Oh, and from doing Latin roots out the wazoo. Thanks, Mrs. Larkin. ;)

-- And it wasn't just any Latin - it was the Dies Irae.
It. Doesn't. Effing. Translate.
Especially not in any singable way, so a translation meant to be sung is liable to be even MORE off.

Re:

Dies Irae: Day(s) of anger? Day of Judgment?

Re:

One or t'other.

Full text:
Dies irae, dies illa,
Calamitatis et miseriae,
Dies illa, dies magna
Et amara, amara valde.

Given trnaslation:
Day of judgement, day of trial,
Death and destruction, torment and distress,
Day of anger, day of vengeance,
Day of mourning, of woe and bitter grief.

Which irks me because (1) there are CLEARLY not that many different words in the Latin text, and (2) it requires that you draw the drama from the lyrics rather than the music (and the music is certainly dramatic enough in Latin, but the different rhythms in the translation - as well as the different timbres of the vowels - pretty effectively kill it.)

Re:

Yeah, it just says, "Day of anger, that day, of disaster and misery, that day, great day, and the bitter day, very bitter." "Calmaitatis" seems to also have military implications.

Jesus H. Can't get away from Latin for a second.

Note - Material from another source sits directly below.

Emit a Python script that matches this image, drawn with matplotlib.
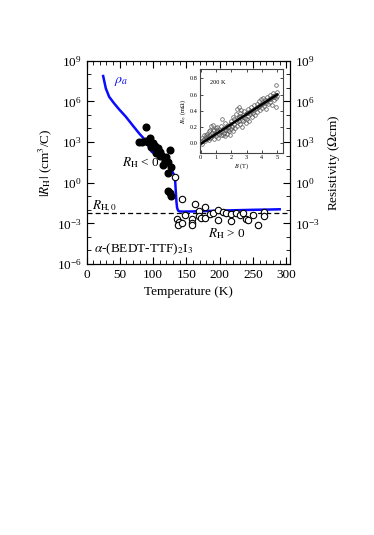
import numpy as np
import matplotlib
matplotlib.use('Agg')
import matplotlib.pyplot as plt
from matplotlib.ticker import FixedLocator, MultipleLocator, LogFormatterSciNotation, NullFormatter

plt.rcParams['font.family'] = ['Liberation Serif', 'DejaVu Serif']
plt.rcParams['mathtext.fontset'] = 'stix'
plt.rcParams['axes.unicode_minus'] = False

# --- DATA: resistivity curve rho_a (T [K], log10 rho) ---
rho_T = [25, 29, 34, 41.5, 49, 59, 69, 79, 89, 97.5, 107.5, 116.5, 126.5, 131.5,
         133.0, 134.0, 135.0, 136.0, 137.5, 140, 145, 160, 180, 200, 225, 250, 275, 290]
rho_log = [7.87, 6.96, 6.34, 5.85, 5.41, 4.87, 4.25, 3.64, 3.1, 2.3, 1.95, 1.67, 1.06, 0.57,
           0.2, -0.6, -1.4, -1.85, -2.06, -2.12, -2.13, -2.12, -2.09, -2.06, -2.03, -2.0, -1.98, -1.96]

# --- DATA: Hall coefficient R_H < 0 (filled) ---
neg_T = [79, 84, 89, 90, 93, 95, 97.5, 100, 102.5, 105, 107.5, 107.5, 110, 112.5, 115,
         117.5, 120, 122.5, 125, 127.5, 97, 103, 110, 118, 122.5, 122.5, 125, 127.5]
neg_log = [3.02, 3.02, 4.13, 3.1, 3.0, 3.27, 2.65, 2.9, 2.53, 2.16, 2.53, 2.3, 2.28, 2.04, 1.3,
           1.67, 1.92, 1.55, 2.41, 1.18, 2.85, 2.7, 2.0, 1.5, 0.69, -0.64, -0.79, -0.98]

# --- DATA: Hall coefficient R_H > 0 (open) ---
pos_T = [133.5, 143.5, 136, 139, 137.5, 144, 148.5, 158.5, 158.5, 158.5, 162.5, 169, 169,
         172.5, 178.5, 178.5, 185, 190, 197.5, 197.5, 205, 210, 217.5, 217.5, 225, 230, 235,
         240, 242.5, 250, 257.5, 266, 266]
pos_log = [0.44, -1.23, -2.7, -2.88, -3.12, -2.95, -2.41, -2.7, -2.95, -3.12, -1.57, -2.11, -2.46,
           -2.59, -1.82, -2.63, -2.34, -2.2, -2.02, -2.75, -2.14, -2.26, -2.3, -2.83, -2.22, -2.4, -2.2,
           -2.7, -2.75, -2.35, -3.12, -2.14, -2.42]

rh0_log = -2.21

# --- DATA: inset R_xy vs B at 200 K ---
b_field = [0.05, 0.1, 0.12, 0.2, 0.22, 0.3, 0.33, 0.4, 0.42, 0.5, 0.52, 0.55, 0.6, 0.63, 0.68,
           0.7, 0.75, 0.8, 0.82, 0.88, 0.9, 0.95, 1.0, 1.02, 1.08, 1.1, 1.15, 1.2, 1.25, 1.3,
           1.35, 1.4, 1.42, 1.48, 1.5, 1.55, 1.6, 1.62, 1.68, 1.7, 1.75, 1.8, 1.85, 1.9, 1.92,
           1.98, 2.0, 2.05, 2.1, 2.12, 2.18, 2.2, 2.25, 2.3, 2.35, 2.38, 2.4, 2.45, 2.48, 2.5,
           2.55, 2.58, 2.6, 2.65, 2.7, 2.72, 2.78, 2.8, 2.85, 2.9, 2.95, 3.0, 3.02, 3.08, 3.1,
           3.15, 3.2, 3.25, 3.3, 3.35, 3.4, 3.45, 3.5, 3.55, 3.6, 3.65, 3.7, 3.75, 3.8, 3.85,
           3.9, 3.95, 4.0, 4.05, 4.1, 4.15, 4.2, 4.25, 4.3, 4.35, 4.4, 4.45, 4.5, 4.55, 4.6,
           4.65, 4.7, 4.75, 4.8, 4.85, 4.9, 4.95, 4.95, 5.0, 4.98, 0.15, 0.35, 0.58, 0.78, 1.05,
           1.28, 1.58, 1.78, 2.02, 2.28, 2.52, 2.75, 3.05, 3.28, 3.52, 3.78, 4.02, 4.28, 4.52, 4.78]
r_xy = [0.02, 0.07, -0.01, 0.05, 0.1, 0.03, 0.08, 0.12, 0.06, 0.09, 0.15, 0.04, 0.11, 0.17, 0.22,
        0.08, 0.13, 0.23, 0.1, 0.16, 0.06, 0.12, 0.19, 0.09, 0.14, 0.2, 0.07, 0.12, 0.17, 0.1,
        0.22, 0.15, 0.3, 0.11, 0.19, 0.13, 0.25, 0.09, 0.17, 0.21, 0.12, 0.2, 0.15, 0.24, 0.11,
        0.18, 0.28, 0.2, 0.15, 0.33, 0.24, 0.3, 0.19, 0.36, 0.26, 0.42, 0.22, 0.31, 0.45, 0.28,
        0.38, 0.24, 0.34, 0.41, 0.29, 0.2, 0.35, 0.27, 0.4, 0.31, 0.25, 0.37, 0.3, 0.42, 0.34,
        0.28, 0.4, 0.36, 0.45, 0.33, 0.41, 0.38, 0.47, 0.35, 0.43, 0.49, 0.39, 0.45, 0.52, 0.41,
        0.47, 0.55, 0.44, 0.5, 0.56, 0.46, 0.53, 0.42, 0.5, 0.57, 0.48, 0.54, 0.6, 0.51, 0.56,
        0.47, 0.58, 0.62, 0.53, 0.6, 0.56, 0.72, 0.45, 0.63, 0.58, 0.04, 0.1, 0.07, 0.17, 0.16,
        0.14, 0.16, 0.16, 0.22, 0.27, 0.32, 0.32, 0.37, 0.39, 0.42, 0.46, 0.48, 0.52, 0.55, 0.57]
fit_b = [0, 5]
fit_r = [-0.005, 0.6]

# --- FIGURE ---
fig = plt.figure(figsize=(3.74, 5.35), dpi=100)
ax = fig.add_axes([0.2313, 0.5065, 0.545, 0.38])

ax.plot(rho_T, 10.0 ** np.array(rho_log), color='#0a0aff', lw=1.8, zorder=3)
ax.axhline(10 ** rh0_log, color='black', lw=0.9, ls=(0, (4, 2.5)), zorder=1)
ax.plot(neg_T, 10.0 ** np.array(neg_log), 'o', ms=4.8, mfc='black', mec='black', zorder=4)
ax.plot(pos_T, 10.0 ** np.array(pos_log), 'o', ms=4.6, mfc='white', mec='black', mew=0.8, zorder=4)

ax.set_yscale('log')
ax.set_xlim(0, 306)
ax.set_ylim(1e-6, 1e9)
ax.xaxis.set_major_locator(MultipleLocator(50))
ax.xaxis.set_minor_locator(MultipleLocator(10))
ax.yaxis.set_major_locator(FixedLocator([1e-6, 1e-3, 1, 1e3, 1e6, 1e9]))
ax.yaxis.set_minor_locator(FixedLocator([10.0 ** k for k in range(-6, 10) if k % 3 != 0]))
ax.yaxis.set_major_formatter(LogFormatterSciNotation())
ax.yaxis.set_minor_formatter(NullFormatter())
ax.tick_params(which='both', direction='in', top=True, right=False, labelsize=9.5)
ax.tick_params(which='major', length=5)
ax.tick_params(which='minor', length=3)
ax.set_xlabel('Temperature (K)', fontsize=9.5)
ax.set_ylabel(r'$|R_{\rm H}|$ (cm$^3$/C)', fontsize=9.5, labelpad=2)

# right axis (resistivity)
ax2 = ax.twinx()
ax2.set_yscale('log')
ax2.set_ylim(1e-6, 1e9)
ax2.yaxis.set_major_locator(FixedLocator([1e-6, 1e-3, 1, 1e3, 1e6, 1e9]))
ax2.yaxis.set_minor_locator(FixedLocator([10.0 ** k for k in range(-6, 10) if k % 3 != 0]))
ax2.yaxis.set_major_formatter(lambda v, p: '' if v < 1e-4 else LogFormatterSciNotation()(v, p))
ax2.yaxis.set_minor_formatter(NullFormatter())
ax2.tick_params(which='both', direction='in', labelsize=9.5)
ax2.tick_params(which='major', length=5)
ax2.tick_params(which='minor', length=3)
ax2.set_ylabel(r'Resistivity ($\Omega$cm)', fontsize=9.5)

# annotations
ax.text(42, 10 ** 7.45, r'$\rho_a$', color='#0a0aff', fontsize=10, va='center')
ax.text(53, 10 ** 1.5, r'$R_{\rm H}$ < 0', fontsize=9.5, va='center')
ax.text(8, 10 ** -1.75, r'$R_{\rm H,0}$', fontsize=9.5, va='center')
ax.text(183, 10 ** -3.75, r'$R_{\rm H}$ > 0', fontsize=9.5, va='center')
ax.text(12, 10 ** -4.9, r'$\alpha$-(BEDT-TTF)$_2$I$_3$', fontsize=9.5, va='center')

# --- INSET ---
axi = fig.add_axes([0.5348, 0.7135, 0.2227, 0.157])
axi.plot(b_field, r_xy, 'o', ms=2.6, mfc='none', mec='#555555', mew=0.5)
axi.plot(fit_b, fit_r, color='black', lw=1.8)
axi.set_xlim(-0.04, 5.4)
axi.set_ylim(-0.12, 0.91)
axi.xaxis.set_major_locator(MultipleLocator(1))
axi.yaxis.set_major_locator(MultipleLocator(0.2))
axi.yaxis.set_major_formatter(lambda v, p: f'{v:.1f}')
axi.tick_params(direction='in', labelsize=4.5, length=2, width=0.5, pad=1.5, top=True, right=True)
for s in axi.spines.values():
    s.set_linewidth(0.8)
    s.set_color('#444444')
axi.set_xlabel(r'$B$ (T)', fontsize=4.5, labelpad=1)
axi.set_ylabel(r'$R_{xy}$ (m$\Omega$)', fontsize=4.5, labelpad=1)
axi.text(0.6, 0.75, '200 K', fontsize=4.5, va='center')

fig.savefig('out.png', dpi=100)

The ellision in the last line, if it indeed you were to sing it as an ellision, makes it sound rather portentous. To my ears, anyway.

Re:

Am not sure about the ellision. Where would it be?

Re:

In Latin poetry, if one word ends in a vowel and the next word begins with one, the second vowel is ellided. The other thing, though, is that if a word ends in an m with a vowel before it, and there's a vowel at the beginning of the next word, the m is ellided. But as I have stated before, I don't know how to read this shit very well at all.

As far as I can tell, the "amara amara" would be read amaramara, though I am unclear if that "m" would be ellided as well.

Et amara, amara valde

Re:

well, the way the line is written, it could be 'amaramara' but probably not any other way.

Further source of annoyance: Drummond claims that the translation from Cantique de Jean Racine is "a good translation" when in fact it has little or nothing to do with the original text - worse even than the Dies Irae. ::eyeroll::

Re:

does he not read french or latin? maybe he's afraid of revealing his ignorance....

Re:

well, if he's trying to avoid doing so, he's doing a CRAP job.